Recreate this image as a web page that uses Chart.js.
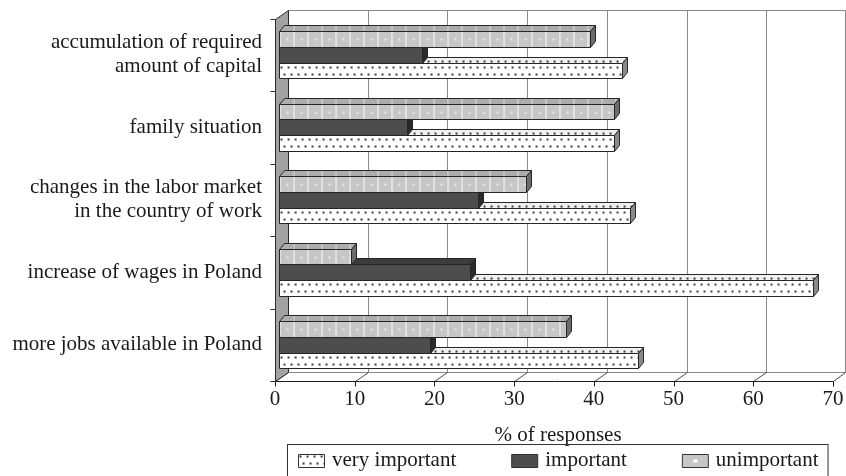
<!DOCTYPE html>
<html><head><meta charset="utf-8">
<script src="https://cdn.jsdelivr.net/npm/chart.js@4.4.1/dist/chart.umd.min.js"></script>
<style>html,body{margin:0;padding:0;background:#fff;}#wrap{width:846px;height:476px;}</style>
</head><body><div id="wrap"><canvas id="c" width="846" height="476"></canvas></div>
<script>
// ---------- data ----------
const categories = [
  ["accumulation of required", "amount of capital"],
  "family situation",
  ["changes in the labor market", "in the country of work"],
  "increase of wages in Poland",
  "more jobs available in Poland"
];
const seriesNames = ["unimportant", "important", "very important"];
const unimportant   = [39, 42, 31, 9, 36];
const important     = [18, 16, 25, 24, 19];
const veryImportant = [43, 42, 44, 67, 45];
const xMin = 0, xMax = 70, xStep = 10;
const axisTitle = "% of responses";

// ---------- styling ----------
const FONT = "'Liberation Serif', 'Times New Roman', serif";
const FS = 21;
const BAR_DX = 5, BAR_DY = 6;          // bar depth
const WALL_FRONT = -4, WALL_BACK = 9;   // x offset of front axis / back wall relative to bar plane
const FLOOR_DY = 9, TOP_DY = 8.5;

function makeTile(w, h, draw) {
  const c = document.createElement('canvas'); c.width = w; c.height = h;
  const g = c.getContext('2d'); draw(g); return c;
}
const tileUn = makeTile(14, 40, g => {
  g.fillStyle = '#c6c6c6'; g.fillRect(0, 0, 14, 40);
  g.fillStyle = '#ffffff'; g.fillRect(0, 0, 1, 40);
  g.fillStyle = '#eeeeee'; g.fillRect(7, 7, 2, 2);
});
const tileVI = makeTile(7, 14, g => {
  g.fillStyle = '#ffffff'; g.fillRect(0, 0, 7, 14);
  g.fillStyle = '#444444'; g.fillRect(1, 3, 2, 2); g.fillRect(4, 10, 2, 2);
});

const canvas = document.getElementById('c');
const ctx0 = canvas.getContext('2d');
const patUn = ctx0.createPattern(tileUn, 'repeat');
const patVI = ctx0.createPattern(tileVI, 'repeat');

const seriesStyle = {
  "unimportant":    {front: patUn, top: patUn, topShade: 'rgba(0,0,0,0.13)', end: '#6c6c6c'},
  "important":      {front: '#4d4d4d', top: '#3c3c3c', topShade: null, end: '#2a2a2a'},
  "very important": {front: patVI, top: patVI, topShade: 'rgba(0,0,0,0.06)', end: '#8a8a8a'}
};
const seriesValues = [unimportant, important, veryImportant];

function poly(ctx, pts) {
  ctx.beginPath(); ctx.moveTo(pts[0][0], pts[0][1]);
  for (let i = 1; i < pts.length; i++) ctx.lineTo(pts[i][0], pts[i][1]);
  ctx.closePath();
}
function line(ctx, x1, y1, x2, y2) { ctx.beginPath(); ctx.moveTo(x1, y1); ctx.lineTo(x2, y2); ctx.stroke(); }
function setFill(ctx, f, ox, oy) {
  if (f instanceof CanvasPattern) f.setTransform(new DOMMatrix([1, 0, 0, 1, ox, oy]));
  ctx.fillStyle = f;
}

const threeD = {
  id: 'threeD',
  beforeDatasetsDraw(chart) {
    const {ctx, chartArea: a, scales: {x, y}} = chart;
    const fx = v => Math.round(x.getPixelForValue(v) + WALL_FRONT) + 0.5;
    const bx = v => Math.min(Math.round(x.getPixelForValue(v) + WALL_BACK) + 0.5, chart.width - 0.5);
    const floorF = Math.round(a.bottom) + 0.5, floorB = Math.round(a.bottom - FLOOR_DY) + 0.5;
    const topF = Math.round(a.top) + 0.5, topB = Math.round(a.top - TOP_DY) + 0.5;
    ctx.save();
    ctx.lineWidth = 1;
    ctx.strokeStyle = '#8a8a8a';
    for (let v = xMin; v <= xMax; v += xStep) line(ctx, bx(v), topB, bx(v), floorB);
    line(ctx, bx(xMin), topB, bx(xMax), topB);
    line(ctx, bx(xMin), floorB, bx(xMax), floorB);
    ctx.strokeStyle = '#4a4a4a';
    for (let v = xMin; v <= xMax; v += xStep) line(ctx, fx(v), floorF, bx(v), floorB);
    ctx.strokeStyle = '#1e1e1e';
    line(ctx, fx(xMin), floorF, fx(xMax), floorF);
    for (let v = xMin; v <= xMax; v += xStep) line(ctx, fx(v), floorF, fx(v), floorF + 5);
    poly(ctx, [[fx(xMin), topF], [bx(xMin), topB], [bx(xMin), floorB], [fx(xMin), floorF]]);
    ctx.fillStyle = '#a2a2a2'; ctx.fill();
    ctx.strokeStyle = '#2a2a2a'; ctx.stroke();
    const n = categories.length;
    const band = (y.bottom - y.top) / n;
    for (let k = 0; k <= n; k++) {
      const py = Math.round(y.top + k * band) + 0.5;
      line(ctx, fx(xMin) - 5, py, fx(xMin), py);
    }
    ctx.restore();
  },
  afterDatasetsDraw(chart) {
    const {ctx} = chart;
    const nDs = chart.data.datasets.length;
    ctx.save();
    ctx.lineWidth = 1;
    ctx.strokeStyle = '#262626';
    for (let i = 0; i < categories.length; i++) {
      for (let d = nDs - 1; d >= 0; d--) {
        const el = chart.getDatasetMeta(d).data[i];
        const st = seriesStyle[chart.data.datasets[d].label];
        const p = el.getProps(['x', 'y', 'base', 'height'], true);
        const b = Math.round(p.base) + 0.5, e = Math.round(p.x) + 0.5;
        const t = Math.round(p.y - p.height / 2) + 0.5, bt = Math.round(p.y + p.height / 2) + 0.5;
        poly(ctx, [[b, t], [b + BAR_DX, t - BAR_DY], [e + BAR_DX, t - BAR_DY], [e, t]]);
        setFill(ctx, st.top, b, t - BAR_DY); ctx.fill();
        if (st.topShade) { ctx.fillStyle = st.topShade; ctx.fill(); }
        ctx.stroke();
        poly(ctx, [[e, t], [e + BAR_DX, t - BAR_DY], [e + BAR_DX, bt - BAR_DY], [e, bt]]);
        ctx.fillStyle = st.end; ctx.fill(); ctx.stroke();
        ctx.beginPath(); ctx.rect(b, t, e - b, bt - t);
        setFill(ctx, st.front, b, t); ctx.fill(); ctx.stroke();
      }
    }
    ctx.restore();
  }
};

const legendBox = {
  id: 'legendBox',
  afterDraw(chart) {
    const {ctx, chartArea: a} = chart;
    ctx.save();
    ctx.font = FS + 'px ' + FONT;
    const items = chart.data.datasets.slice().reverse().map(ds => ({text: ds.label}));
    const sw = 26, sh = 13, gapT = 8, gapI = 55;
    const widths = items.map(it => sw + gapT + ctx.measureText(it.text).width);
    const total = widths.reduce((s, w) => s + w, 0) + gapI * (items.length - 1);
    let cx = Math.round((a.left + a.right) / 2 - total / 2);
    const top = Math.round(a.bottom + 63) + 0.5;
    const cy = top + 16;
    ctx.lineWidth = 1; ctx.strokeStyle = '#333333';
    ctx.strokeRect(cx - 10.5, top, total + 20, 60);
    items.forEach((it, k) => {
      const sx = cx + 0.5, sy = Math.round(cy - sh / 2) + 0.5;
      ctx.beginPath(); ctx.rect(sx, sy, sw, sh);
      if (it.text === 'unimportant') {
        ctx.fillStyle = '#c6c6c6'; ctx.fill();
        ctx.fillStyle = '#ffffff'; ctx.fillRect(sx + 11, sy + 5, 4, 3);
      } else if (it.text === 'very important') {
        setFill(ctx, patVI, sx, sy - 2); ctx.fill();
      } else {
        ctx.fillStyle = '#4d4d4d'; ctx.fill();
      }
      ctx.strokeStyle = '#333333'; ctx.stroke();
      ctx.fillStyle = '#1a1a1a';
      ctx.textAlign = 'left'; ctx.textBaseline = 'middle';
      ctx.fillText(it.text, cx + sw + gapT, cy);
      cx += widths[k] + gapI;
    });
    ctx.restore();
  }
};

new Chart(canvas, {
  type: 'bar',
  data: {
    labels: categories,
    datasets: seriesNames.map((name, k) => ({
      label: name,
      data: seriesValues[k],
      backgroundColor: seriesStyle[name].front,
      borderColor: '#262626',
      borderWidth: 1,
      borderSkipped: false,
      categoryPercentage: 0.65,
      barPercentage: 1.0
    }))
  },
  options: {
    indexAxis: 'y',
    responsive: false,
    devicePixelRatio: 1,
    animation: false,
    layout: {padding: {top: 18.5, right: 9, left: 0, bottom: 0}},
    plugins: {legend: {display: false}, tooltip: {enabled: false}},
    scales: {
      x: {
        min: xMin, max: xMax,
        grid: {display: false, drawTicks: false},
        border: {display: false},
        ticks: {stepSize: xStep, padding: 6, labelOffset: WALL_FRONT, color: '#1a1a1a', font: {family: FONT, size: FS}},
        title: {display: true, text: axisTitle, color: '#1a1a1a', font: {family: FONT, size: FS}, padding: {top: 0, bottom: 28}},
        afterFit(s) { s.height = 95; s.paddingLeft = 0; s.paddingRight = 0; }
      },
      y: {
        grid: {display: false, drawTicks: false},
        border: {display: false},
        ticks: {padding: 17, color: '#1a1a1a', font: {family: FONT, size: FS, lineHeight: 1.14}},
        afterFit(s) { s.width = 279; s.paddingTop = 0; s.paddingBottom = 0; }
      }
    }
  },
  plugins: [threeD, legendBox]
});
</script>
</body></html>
● ● ●
-- Challenge --
Up to and including the line with "const patVI = ctx0.createPattern(tileVI, 'repeat');", copy the data above from its first line. Skip pictures.

-- Result of the exercise --
Recreate this image as a web page that uses Chart.js.
<!DOCTYPE html>
<html><head><meta charset="utf-8">
<script src="https://cdn.jsdelivr.net/npm/chart.js@4.4.1/dist/chart.umd.min.js"></script>
<style>html,body{margin:0;padding:0;background:#fff;}#wrap{width:846px;height:476px;}</style>
</head><body><div id="wrap"><canvas id="c" width="846" height="476"></canvas></div>
<script>
// ---------- data ----------
const categories = [
  ["accumulation of required", "amount of capital"],
  "family situation",
  ["changes in the labor market", "in the country of work"],
  "increase of wages in Poland",
  "more jobs available in Poland"
];
const seriesNames = ["unimportant", "important", "very important"];
const unimportant   = [39, 42, 31, 9, 36];
const important     = [18, 16, 25, 24, 19];
const veryImportant = [43, 42, 44, 67, 45];
const xMin = 0, xMax = 70, xStep = 10;
const axisTitle = "% of responses";

// ---------- styling ----------
const FONT = "'Liberation Serif', 'Times New Roman', serif";
const FS = 21;
const BAR_DX = 5, BAR_DY = 6;          // bar depth
const WALL_FRONT = -4, WALL_BACK = 9;   // x offset of front axis / back wall relative to bar plane
const FLOOR_DY = 9, TOP_DY = 8.5;

function makeTile(w, h, draw) {
  const c = document.createElement('canvas'); c.width = w; c.height = h;
  const g = c.getContext('2d'); draw(g); return c;
}
const tileUn = makeTile(14, 40, g => {
  g.fillStyle = '#c6c6c6'; g.fillRect(0, 0, 14, 40);
  g.fillStyle = '#ffffff'; g.fillRect(0, 0, 1, 40);
  g.fillStyle = '#eeeeee'; g.fillRect(7, 7, 2, 2);
});
const tileVI = makeTile(7, 14, g => {
  g.fillStyle = '#ffffff'; g.fillRect(0, 0, 7, 14);
  g.fillStyle = '#444444'; g.fillRect(1, 3, 2, 2); g.fillRect(4, 10, 2, 2);
});

const canvas = document.getElementById('c');
const ctx0 = canvas.getContext('2d');
const patUn = ctx0.createPattern(tileUn, 'repeat');
const patVI = ctx0.createPattern(tileVI, 'repeat');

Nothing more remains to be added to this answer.